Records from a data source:
━━━━━━━━━━
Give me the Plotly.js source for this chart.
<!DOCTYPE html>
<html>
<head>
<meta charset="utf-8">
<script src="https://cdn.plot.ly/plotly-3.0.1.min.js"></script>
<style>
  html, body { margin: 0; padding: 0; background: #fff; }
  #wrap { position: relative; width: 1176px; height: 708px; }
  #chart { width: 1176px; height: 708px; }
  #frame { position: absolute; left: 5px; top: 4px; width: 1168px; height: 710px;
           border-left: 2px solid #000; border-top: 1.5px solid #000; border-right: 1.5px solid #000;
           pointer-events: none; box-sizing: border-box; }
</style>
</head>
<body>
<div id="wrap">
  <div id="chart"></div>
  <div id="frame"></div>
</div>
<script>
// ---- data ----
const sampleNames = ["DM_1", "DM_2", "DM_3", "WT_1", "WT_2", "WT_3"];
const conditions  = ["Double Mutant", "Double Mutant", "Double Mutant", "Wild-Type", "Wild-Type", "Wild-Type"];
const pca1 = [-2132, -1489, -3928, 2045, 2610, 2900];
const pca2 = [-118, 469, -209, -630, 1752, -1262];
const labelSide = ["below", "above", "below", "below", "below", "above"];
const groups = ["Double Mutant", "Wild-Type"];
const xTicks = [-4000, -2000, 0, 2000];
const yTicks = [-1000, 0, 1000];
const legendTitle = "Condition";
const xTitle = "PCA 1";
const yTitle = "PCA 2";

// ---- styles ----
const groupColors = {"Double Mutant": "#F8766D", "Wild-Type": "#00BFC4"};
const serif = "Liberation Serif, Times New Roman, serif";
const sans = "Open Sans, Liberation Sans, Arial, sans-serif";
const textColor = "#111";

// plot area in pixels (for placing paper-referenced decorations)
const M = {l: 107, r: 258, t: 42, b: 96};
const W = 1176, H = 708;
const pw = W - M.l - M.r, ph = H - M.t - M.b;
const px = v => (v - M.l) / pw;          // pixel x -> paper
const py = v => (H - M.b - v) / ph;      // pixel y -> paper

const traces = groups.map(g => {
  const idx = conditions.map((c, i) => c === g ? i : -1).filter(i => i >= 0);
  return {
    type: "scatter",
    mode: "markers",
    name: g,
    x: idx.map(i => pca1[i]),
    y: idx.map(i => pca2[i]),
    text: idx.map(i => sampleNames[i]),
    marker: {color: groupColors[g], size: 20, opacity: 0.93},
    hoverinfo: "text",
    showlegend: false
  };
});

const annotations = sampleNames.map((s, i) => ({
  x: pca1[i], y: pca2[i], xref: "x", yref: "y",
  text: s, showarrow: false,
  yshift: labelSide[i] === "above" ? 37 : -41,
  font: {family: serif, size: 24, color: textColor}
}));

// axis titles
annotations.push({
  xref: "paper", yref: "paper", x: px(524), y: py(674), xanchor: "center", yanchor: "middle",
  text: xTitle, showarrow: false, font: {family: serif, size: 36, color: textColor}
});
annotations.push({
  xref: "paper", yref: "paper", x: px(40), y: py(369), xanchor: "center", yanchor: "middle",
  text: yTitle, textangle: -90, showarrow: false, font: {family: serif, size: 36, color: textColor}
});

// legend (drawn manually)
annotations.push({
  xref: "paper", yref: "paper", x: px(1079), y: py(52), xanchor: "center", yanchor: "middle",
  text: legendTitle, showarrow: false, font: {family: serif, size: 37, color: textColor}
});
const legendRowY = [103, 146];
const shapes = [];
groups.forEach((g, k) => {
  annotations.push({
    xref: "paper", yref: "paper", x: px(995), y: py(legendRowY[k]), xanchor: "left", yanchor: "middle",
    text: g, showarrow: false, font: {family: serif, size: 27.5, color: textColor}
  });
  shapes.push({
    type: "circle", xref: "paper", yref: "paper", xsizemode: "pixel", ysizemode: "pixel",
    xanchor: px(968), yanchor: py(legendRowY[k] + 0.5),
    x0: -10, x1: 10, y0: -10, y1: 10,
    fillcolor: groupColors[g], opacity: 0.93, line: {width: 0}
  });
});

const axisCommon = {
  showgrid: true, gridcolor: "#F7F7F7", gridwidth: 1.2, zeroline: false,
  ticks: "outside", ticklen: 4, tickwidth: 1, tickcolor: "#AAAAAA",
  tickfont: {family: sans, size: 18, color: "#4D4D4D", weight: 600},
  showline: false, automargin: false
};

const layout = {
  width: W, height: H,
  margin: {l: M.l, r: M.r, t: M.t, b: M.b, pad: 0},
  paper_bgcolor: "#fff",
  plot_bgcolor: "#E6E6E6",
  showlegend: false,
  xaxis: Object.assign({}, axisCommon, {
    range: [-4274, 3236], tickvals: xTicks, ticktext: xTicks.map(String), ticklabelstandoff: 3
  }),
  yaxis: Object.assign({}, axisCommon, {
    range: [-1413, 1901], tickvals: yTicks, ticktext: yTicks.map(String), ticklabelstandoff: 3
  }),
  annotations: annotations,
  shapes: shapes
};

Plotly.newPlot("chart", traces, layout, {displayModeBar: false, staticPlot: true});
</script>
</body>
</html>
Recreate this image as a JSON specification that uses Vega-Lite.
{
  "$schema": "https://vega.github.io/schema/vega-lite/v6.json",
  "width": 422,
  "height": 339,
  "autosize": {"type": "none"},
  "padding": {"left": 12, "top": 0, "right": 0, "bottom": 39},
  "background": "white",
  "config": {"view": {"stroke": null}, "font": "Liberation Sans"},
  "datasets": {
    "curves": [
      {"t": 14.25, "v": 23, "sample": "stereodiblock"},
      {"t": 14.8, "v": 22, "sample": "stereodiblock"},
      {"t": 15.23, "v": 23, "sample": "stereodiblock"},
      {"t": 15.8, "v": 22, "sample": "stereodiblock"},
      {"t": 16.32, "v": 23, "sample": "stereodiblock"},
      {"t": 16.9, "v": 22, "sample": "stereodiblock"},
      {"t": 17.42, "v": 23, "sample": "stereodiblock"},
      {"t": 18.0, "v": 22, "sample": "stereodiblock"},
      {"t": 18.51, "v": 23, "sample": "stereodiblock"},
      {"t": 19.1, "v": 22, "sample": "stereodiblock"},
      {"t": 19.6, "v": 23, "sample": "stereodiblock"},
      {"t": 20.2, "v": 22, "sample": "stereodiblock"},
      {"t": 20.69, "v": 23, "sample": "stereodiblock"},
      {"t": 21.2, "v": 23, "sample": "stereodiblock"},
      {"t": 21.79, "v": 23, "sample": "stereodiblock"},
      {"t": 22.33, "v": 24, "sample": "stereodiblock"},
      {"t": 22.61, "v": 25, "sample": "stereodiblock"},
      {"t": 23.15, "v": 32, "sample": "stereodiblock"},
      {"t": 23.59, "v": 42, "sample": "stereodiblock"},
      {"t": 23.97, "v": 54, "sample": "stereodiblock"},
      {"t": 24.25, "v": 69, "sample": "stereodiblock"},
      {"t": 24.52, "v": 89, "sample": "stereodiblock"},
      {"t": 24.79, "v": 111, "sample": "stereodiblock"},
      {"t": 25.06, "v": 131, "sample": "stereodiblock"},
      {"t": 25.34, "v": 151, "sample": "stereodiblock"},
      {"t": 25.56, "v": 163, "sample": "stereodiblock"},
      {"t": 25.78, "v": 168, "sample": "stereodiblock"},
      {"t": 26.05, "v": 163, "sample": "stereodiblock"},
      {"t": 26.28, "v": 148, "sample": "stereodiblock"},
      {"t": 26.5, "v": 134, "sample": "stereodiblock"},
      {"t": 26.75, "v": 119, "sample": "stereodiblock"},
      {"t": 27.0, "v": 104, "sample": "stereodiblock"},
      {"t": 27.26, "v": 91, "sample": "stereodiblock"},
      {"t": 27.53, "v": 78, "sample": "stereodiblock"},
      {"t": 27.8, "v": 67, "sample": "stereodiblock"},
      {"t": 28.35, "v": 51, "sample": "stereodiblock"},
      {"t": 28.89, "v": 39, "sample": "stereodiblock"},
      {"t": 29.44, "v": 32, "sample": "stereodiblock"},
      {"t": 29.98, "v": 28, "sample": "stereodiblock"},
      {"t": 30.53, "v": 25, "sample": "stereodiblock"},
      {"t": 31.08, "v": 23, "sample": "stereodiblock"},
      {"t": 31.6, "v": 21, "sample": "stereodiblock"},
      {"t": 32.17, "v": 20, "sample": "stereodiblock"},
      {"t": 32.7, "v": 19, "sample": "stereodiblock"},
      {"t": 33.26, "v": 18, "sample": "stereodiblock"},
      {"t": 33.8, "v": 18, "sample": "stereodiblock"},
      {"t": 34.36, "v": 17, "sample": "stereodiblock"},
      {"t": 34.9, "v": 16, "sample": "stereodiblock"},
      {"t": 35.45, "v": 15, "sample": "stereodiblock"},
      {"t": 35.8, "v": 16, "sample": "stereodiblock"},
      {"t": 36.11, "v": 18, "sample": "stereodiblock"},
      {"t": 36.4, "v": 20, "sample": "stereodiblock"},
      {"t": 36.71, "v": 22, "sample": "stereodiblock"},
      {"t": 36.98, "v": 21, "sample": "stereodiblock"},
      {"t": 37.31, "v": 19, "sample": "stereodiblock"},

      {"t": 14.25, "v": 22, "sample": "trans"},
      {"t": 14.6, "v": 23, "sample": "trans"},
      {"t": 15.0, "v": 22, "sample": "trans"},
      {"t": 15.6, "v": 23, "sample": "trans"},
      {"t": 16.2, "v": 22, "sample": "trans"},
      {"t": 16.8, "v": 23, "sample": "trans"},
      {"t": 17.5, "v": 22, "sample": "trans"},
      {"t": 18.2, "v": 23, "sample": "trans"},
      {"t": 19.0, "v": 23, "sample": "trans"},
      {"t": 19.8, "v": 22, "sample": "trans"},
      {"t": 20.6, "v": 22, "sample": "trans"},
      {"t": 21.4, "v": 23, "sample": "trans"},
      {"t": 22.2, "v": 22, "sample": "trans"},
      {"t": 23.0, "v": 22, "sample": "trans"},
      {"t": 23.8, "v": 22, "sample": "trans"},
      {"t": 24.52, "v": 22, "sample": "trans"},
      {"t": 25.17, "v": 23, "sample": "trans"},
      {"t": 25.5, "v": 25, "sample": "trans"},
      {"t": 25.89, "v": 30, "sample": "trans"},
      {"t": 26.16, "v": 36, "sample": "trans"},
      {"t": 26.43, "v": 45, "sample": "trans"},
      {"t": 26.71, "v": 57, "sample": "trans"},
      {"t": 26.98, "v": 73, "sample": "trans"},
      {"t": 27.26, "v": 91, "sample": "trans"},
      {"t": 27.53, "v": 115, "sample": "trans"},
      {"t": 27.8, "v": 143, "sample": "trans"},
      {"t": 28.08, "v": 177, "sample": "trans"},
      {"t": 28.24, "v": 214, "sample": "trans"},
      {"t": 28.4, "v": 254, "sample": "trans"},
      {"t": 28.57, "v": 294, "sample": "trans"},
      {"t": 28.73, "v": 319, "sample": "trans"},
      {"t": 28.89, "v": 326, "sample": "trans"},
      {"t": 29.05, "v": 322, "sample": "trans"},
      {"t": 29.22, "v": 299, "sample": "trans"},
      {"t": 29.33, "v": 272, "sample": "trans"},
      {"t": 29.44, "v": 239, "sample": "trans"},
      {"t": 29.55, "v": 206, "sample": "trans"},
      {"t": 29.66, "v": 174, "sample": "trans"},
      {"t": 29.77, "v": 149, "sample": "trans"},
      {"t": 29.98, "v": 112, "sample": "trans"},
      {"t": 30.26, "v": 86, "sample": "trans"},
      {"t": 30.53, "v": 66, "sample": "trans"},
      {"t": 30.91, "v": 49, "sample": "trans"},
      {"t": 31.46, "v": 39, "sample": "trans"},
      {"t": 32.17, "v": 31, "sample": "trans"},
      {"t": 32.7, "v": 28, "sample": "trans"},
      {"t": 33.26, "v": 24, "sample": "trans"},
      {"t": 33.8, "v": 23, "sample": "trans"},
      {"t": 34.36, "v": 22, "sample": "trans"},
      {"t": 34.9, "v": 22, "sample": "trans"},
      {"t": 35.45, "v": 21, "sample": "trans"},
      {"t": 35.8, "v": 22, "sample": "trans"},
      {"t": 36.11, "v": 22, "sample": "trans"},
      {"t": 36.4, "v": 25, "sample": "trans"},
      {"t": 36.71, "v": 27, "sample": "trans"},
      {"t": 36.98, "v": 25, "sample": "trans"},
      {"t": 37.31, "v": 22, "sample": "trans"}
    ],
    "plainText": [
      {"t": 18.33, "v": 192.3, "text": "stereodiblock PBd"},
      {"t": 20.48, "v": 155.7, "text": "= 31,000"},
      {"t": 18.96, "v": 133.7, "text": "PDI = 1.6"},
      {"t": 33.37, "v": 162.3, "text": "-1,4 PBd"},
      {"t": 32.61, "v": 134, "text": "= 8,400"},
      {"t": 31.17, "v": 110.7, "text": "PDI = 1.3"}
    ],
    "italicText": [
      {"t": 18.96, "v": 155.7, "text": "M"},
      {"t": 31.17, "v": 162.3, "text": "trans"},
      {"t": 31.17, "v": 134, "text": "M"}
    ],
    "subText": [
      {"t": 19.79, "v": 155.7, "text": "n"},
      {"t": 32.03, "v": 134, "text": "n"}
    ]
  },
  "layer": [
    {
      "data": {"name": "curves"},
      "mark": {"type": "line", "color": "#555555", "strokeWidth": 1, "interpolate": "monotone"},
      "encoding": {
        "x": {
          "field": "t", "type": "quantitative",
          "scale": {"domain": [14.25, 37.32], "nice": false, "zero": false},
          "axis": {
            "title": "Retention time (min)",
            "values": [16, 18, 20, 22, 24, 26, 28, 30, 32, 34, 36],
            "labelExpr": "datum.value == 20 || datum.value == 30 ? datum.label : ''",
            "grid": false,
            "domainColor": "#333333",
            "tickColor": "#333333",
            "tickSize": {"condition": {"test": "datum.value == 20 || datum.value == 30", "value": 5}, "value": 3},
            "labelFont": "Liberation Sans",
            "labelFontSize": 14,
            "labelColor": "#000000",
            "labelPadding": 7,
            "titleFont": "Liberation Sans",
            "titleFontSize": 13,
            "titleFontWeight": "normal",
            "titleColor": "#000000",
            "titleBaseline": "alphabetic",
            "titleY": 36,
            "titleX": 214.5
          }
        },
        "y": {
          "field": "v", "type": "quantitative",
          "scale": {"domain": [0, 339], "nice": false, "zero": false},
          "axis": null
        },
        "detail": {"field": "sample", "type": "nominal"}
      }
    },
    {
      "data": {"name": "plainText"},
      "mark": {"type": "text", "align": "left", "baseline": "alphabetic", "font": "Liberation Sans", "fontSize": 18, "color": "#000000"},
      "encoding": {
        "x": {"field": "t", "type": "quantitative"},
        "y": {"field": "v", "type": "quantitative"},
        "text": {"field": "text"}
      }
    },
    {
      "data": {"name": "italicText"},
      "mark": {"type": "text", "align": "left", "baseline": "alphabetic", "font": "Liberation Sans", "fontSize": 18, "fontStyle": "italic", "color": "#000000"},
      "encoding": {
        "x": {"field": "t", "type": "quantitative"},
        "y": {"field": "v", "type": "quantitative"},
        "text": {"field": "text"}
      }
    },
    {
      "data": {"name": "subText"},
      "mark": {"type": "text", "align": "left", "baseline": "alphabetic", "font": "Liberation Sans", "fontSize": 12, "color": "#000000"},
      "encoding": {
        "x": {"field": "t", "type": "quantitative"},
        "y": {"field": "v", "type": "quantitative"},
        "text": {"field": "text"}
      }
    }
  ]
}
━━━━━━━━━━
• _Work to do_:
Copy every line of the entries above in which "this" occurs.

• _Solution_:
Give me the Plotly.js source for this chart.
Recreate this image as a JSON specification that uses Vega-Lite.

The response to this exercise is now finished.